Ramsdell was an abolitionist and tradition holds that his home was part of the Underground Railroad. With Ceredo being so close to the free state of Ohio, the Ramsdell House would have made an ideal location. Slaves conceivably could be hidden in the root cellar or in spaces underneath the floorboards, and then be smuggled at night across the Ohio River into Ohio. However no documented evidence has been found to support these claims. Rumors also circulated that a concealed basement existed underneath the house, or even an underground tunnel leading from the basement to the banks of the Ohio River, but its existence has never been proven.
Descendants of the Ramsdells continued to live in the house until around the early 1950s. For the next few decades afterwards it was rented out to various tenants. By the 1970s the house was attracting attention for its potential historic value. In 1976 it was added to the state’s register of historic sites. The following year a descendant of the family sold the property to Floyd Stark and Dan Ferguson, who then proceeded to construct an apartment building right next to the house. There was some controversy at the time because the graves of Zopher, Almeda, and Carrie Ramsdell were believed to exist at the proposed site of the building. No grave markers still existed however, and the apartments were built as planned. Afterwards Stark and Ferguson donated the Ramsdell House to the town of Ceredo.
In 1983 the Ceredo town council established the Ceredo Historic Landmarks Commission and tasked it with restoring the Ramsdell House. The structure at this point was in a state of severe deterioration. Reportedly large gaping holes were visible in the walls and ceilings, rooms had been significantly altered, and ivy grew all over the exterior. The Commission worked to get the Ramsdell House added to the National Register of Historic Places in 1983; from there it managed to secure $40,000 in grants and funding to restore the house. After a two-year series of renovations and rehabilitation, the house opened to the public in a formal ceremony on November 29, 1985.

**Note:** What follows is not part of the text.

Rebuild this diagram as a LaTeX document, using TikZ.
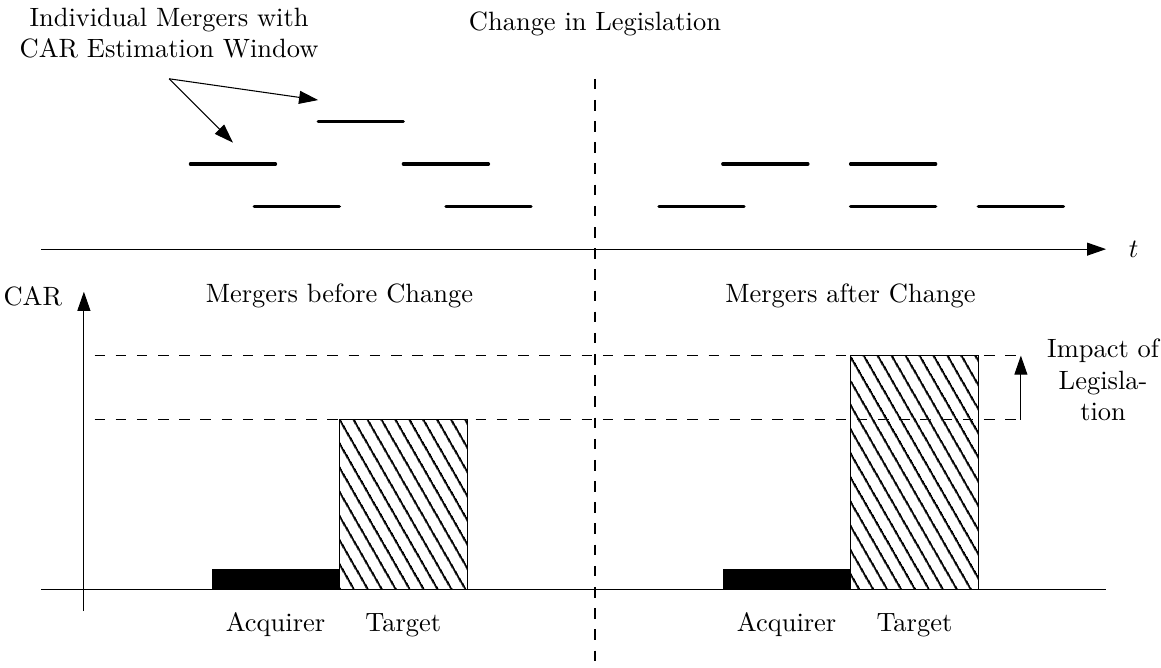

In the years since its restoration, the Ramsdell House has served as a historic house museum and community center. It hosts guided tours, private events, and was also the site of Civil War reenactments and Christmas parties. During the 2000s and 2010s paranormal activity investigators frequented the house, claiming that it was haunted by the spirits of the Ramsdells, Civil War soldiers, or even Native Americans. By the late 2010s, neglect and a lack of funding caused the house to deteriorate yet again. In 2017 the house closed in order to undergo new structural repairs and remodeling. It reopened to the public in 2019. That same year the Ramsdell Ceredo Settlers Memorial was dedicated in front of the house, honoring the Ramsdells and anyone else buried on the property.